Recently, working for a customer I encountered an interesting situation which I would like to share ..
The customer was running a Web commerce site on DB2 ( v97fp6 ) and out of the blue a few of the inserts to table would take long ( as long as 10-15 secs under heavy load ). The interesting part was that say 8 out of 10 inserts to the table will be in millisecs but suddenly one will take long. The challenge was not only to track a long insert but also collect the data when its happening. Generally, the best data to debug such issues is our good friend db2trc ( DB2 trace ) as that will give exactly where in DB2 its spending most of its time.
So, thinking hard on how to time data collection for this issue, I resorted to my script "watchThreshold" script.
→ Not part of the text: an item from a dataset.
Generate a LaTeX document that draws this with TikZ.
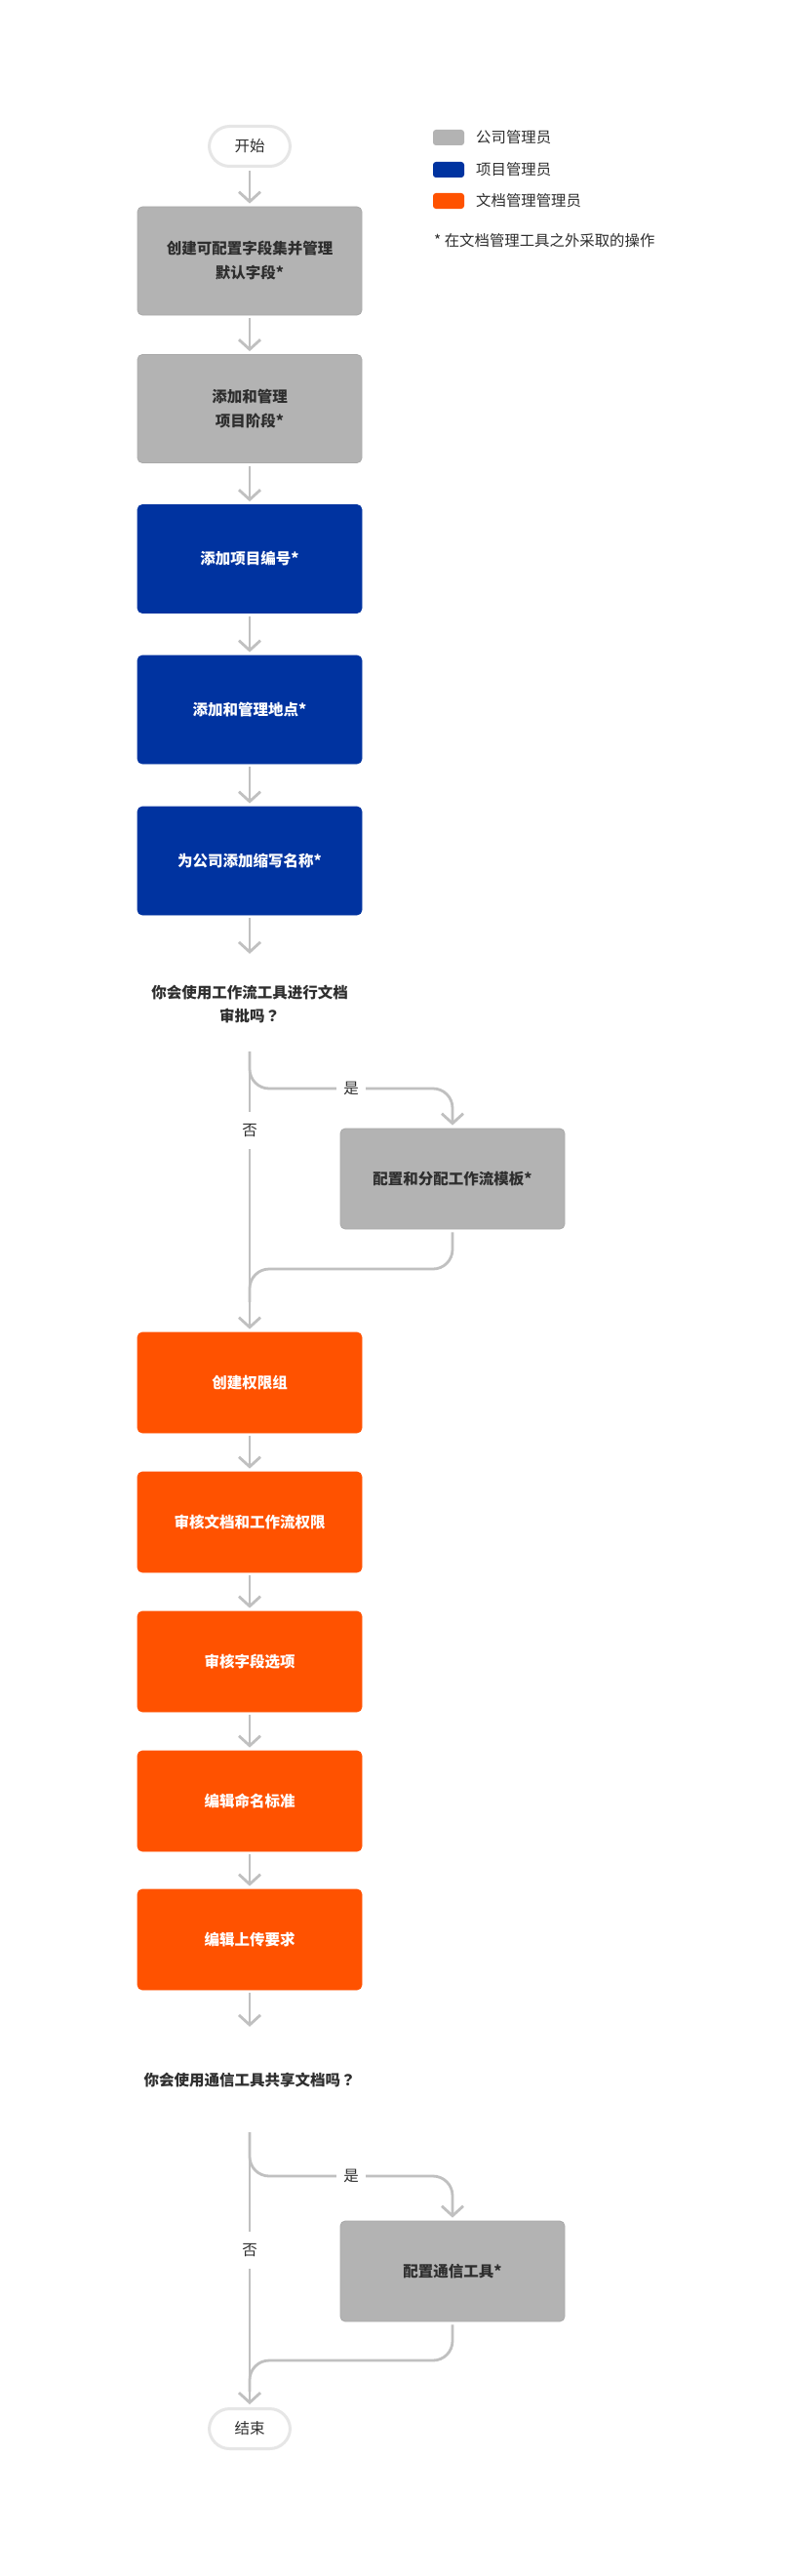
\documentclass[tikz,border=0pt]{standalone}
\usepackage{fontspec}
\setmainfont{Noto Sans CJK SC}
\newfontfamily\cjktc{Noto Sans CJK TC}
\newcommand{\qmark}{{\cjktc ？}}
\usetikzlibrary{arrows.meta}
\definecolor{cgray}{HTML}{B3B3B3}
\definecolor{cgrayd}{HTML}{A9A9A9}
\definecolor{cblue}{HTML}{0033A0}
\definecolor{corange}{HTML}{FF5200}
\definecolor{ctext}{HTML}{2E2E2E}
\definecolor{cline}{HTML}{C0C0C0}
\definecolor{cterm}{HTML}{E6E6E6}
\tikzset{
  boxbase/.style={rounded corners=5pt, minimum width=230pt, align=center, inner sep=0pt,
    font=\bfseries\fontsize{15.5}{25}\selectfont},
  gbox/.style={boxbase, fill=cgray, draw=cgrayd, line width=0.8pt, text=ctext},
  bbox/.style={boxbase, fill=cblue, draw=cblue, line width=0.8pt, text=white},
  obox/.style={boxbase, fill=corange, draw=corange, line width=0.8pt, text=white, minimum height=103pt},
  term/.style={rounded corners=21pt, minimum width=83pt, minimum height=41pt, draw=cterm, line width=3pt,
    fill=white, text=ctext, inner sep=0pt, font=\fontsize{15.5}{20}\selectfont},
  qtext/.style={align=center, inner sep=0pt, text=ctext, font=\bfseries\fontsize{15.5}{24}\selectfont},
  lbl/.style={inner sep=0pt, text=ctext, font=\fontsize{15.5}{20}\selectfont},
  conn/.style={draw=cline, line width=2.8pt, -{Straight Barb[length=10pt,width=22pt]}, shorten >=3pt, shorten <=3pt},
  plain/.style={draw=cline, line width=2.8pt, rounded corners=20pt},
  swatch/.style={rounded corners=3pt, minimum width=32pt, minimum height=16pt, inner sep=0pt},
  legtext/.style={anchor=west, inner sep=0pt, text=ctext, font=\fontsize{15.4}{20}\selectfont}
}
\begin{document}
\begin{tikzpicture}[x=1pt,y=-1pt]
\useasboundingbox[fill=white] (0,0) rectangle (806,2641);

% legend
\node[swatch, fill=cgray] (lg1) at (460,141) {};
\node[legtext] (lt1) at (488,141) {公司管理员};
\node[swatch, fill=cblue] (lg2) at (460,174) {};
\node[legtext] (lt2) at (488,174) {项目管理员};
\node[swatch, fill=corange] (lg3) at (460,206) {};
\node[legtext] (lt3) at (488,206) {文档管理管理员};
\node[legtext] (fn) at (445,247) {* 在文档管理工具之外采取的操作};

% nodes
\node[term] (start) at (256,150) {开始};
\node[gbox, minimum height=111pt] (b1) at (256,267.5) {创建可配置字段集并管理\\默认字段*};
\node[gbox, minimum height=111pt] (b2) at (256,419) {添加和管理\\项目阶段*};
\node[bbox, minimum height=111pt] (b3) at (256,573) {添加项目编号*};
\node[bbox, minimum height=111pt] (b4) at (256,727.5) {添加和管理地点*};
\node[bbox, minimum height=111pt] (b5) at (256,882.5) {为公司添加缩写名称*};
\node[qtext, minimum height=98pt] (q1) at (256,1029) {你会使用工作流工具进行文档\\审批吗\qmark};
\node[lbl, minimum height=38pt] (no1) at (256,1159) {否};
\node[lbl, minimum width=30pt] (yes1) at (360,1116) {是};
\node[gbox, minimum height=103pt] (b6) at (464,1208.5) {配置和分配工作流模板*};
\coordinate (m1) at (256,1301);
\coordinate (m1e) at (256,1335);
\node[obox] (b7) at (256,1417.5) {创建权限组};
\node[obox] (b8) at (256,1560.5) {审核文档和工作流权限};
\node[obox] (b9) at (256,1703.5) {审核字段选项};
\node[obox] (b10) at (256,1846.5) {编辑命名标准};
\node[obox] (b11) at (256,1988.5) {编辑上传要求};
\node[qtext, minimum height=106pt] (q2) at (256,2133) {你会使用通信工具共享文档吗\qmark};
\node[lbl, minimum height=38pt] (no2) at (256,2307) {否};
\node[lbl, minimum width=30pt] (yes2) at (360,2231) {是};
\node[gbox, minimum height=103pt] (b12) at (464,2328.5) {配置通信工具*};
\coordinate (m2) at (256,2420);
\coordinate (m2e) at (256,2452);
\node[term] (end) at (256,2490) {结束};

% connectors
\draw[conn] (start) -- (b1);
\draw[conn] (b1) -- (b2);
\draw[conn] (b2) -- (b3);
\draw[conn] (b3) -- (b4);
\draw[conn] (b4) -- (b5);
\draw[conn, shorten >=2pt] (b5) -- (q1);
\draw[plain] (q1.south) -- (no1.north);
\draw[plain] (q1.south) |- (yes1.west);
\draw[conn, rounded corners=20pt, shorten <=0pt] (yes1.east) -| (b6.north);
\draw[conn, shorten <=0pt] (no1.south) -- (b7.north);
\draw[plain, shorten <=3pt] (b6.south) |- (m1) -- (m1e);
\draw[conn] (b7) -- (b8);
\draw[conn] (b8) -- (b9);
\draw[conn] (b9) -- (b10);
\draw[conn] (b10) -- (b11);
\draw[conn, shorten >=2pt] (b11) -- (q2);
\draw[plain] (q2.south) -- (no2.north);
\draw[plain] (q2.south) |- (yes2.west);
\draw[conn, rounded corners=20pt, shorten <=0pt] (yes2.east) -| (b12.north);
\draw[conn, shorten <=0pt] (no2.south) -- (end.north);
\draw[plain, shorten <=3pt] (b12.south) |- (m2) -- (m2e);
\end{tikzpicture}
\end{document}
It had the infrastructure already built in to trigger data collection ( i.e. can call script or run any command if and when a trigger happens ) it was a matter of adding code to check for the long running query .. What I essentially did was that based on what the user considers a "long running" query I would run db2pd -active in that frequency and if the same apphandle, uowid, activityid, anchorid and stmtid appear in two consecutive outputs, it means that its a long running query. Since, the issue was happening on a live production site with nearly 4000 connections there was no way I can turn on the trace for the whole instance without affecting the response times for the whole . here the v97 feature of turning on the trace only for one apphandle helped. So, in short, what I did in the script was to check db2pd -active ( every user configured time ) and found if the query was running in two consecutive iterations .. if yes, I triggered a script where I essentially coded the db2trc command ( db2trc on -i 512m -apphdl <apphandle> ) to start the trace only for the apphandle which was running the query and collect the information.
Now, the trick to all this is to identify the query .. as in db2pd -active you don't have the whole query but just the anchor id, stmtid .. I used the db2pd -dyn output to identify the anchor id/stmtid pair for the insert queries which were taking longer and turned on the script to capture the necessary info.
With this script, I was able to capture the right data at the right time to get to the bottom of the issue fairly quickly ..
The script options pertaining to this are:
( If multiple statements need to be tracked use option like -longQuery 1,2 -longQuery 4,2 and so on )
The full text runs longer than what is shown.